2) Read the Chemical Safety Information
A Material Safety Data Sheet (MSDS) should be available for every chemical you use in lab. Read these and follow the recommendations for safe use and disposal of the material.

3) Dress Appropriately (for chemistry lab, not fashion or the weather)
No sandals, no clothes you love more than life, no contact lenses, and long pants are preferable to shorts or short skirts. Tie long hair back. Wear safety goggles and a lab coat. Even if you aren’t clumsy, someone else in the lab probably is. If you take even a few chemistry courses you will probably see people set themselves on fire, spill acid on themselves, others, or notes, splash themselves in the eye, etc. Don’t be the bad example to others, remembered for all time for something stupid!

4) Identify the Safety Equipment
And know how to use it! Given that some people (possibly you) will need them, know the locations of the fire blanket, extinguishers, eyewash, and shower. Ask for demonstrations! If the eyewash hasn’t been used in a while the discoloration of the water is usually sufficient to inspire use of safety glasses.

5) Don’t Taste or Sniff Chemicals
For many chemicals, if you can smell them then you are exposing yourself to a dose that can harm you! If the safety information says that a chemical should only be used inside a fume hood, then don’t use it anywhere else. This isn’t cooking class – don’t taste your experiments!

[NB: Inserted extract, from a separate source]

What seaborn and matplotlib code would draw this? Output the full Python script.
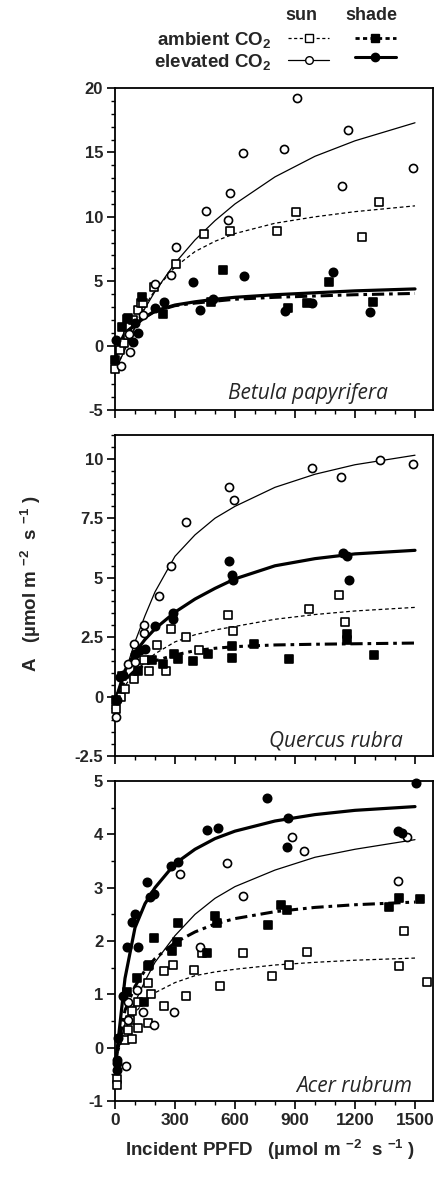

6) Don’t Casually Dispose of Chemicals Down the Drain
Some chemicals can be washed down the drain, while others require a different method of disposal. If a chemical can go in the sink, be sure to wash it away rather than risk an unexpected reaction between chemical ‘leftovers’ later.

7) Don’t Eat or Drink in Lab
It’s tempting, but oh so dangerous… just don’t do it!

8) Don’t Play Mad Scientist
Don’t haphazardly mix chemicals! Pay attention to the order in which chemicals are to be added to each other and do not deviate from the instructions. Even chemicals that mix to produce seemingly safe products should be handled carefully. For example, hydrochloric acid and sodium hydroxide will give you salt water, but the reaction could break your glassware or splash the reactants onto you if you aren’t careful!

9) Take Data During Lab
Not after lab, on the assumption that it will be neater. Put data directly in your lab book rather than transcribing from another source (e.g., notebook or lab partner). There are lots of reasons for this, but the practical one is that it is much harder for the data to get lost in your lab book. For some experiments, it may be helpful to take data beforelab. No, I’m not telling you to dry-lab or cheat, but being able to project likely data will help you catch bad lab procedure before you are three hours or so into a project. Know what to expect. You should always read the experiment in advance.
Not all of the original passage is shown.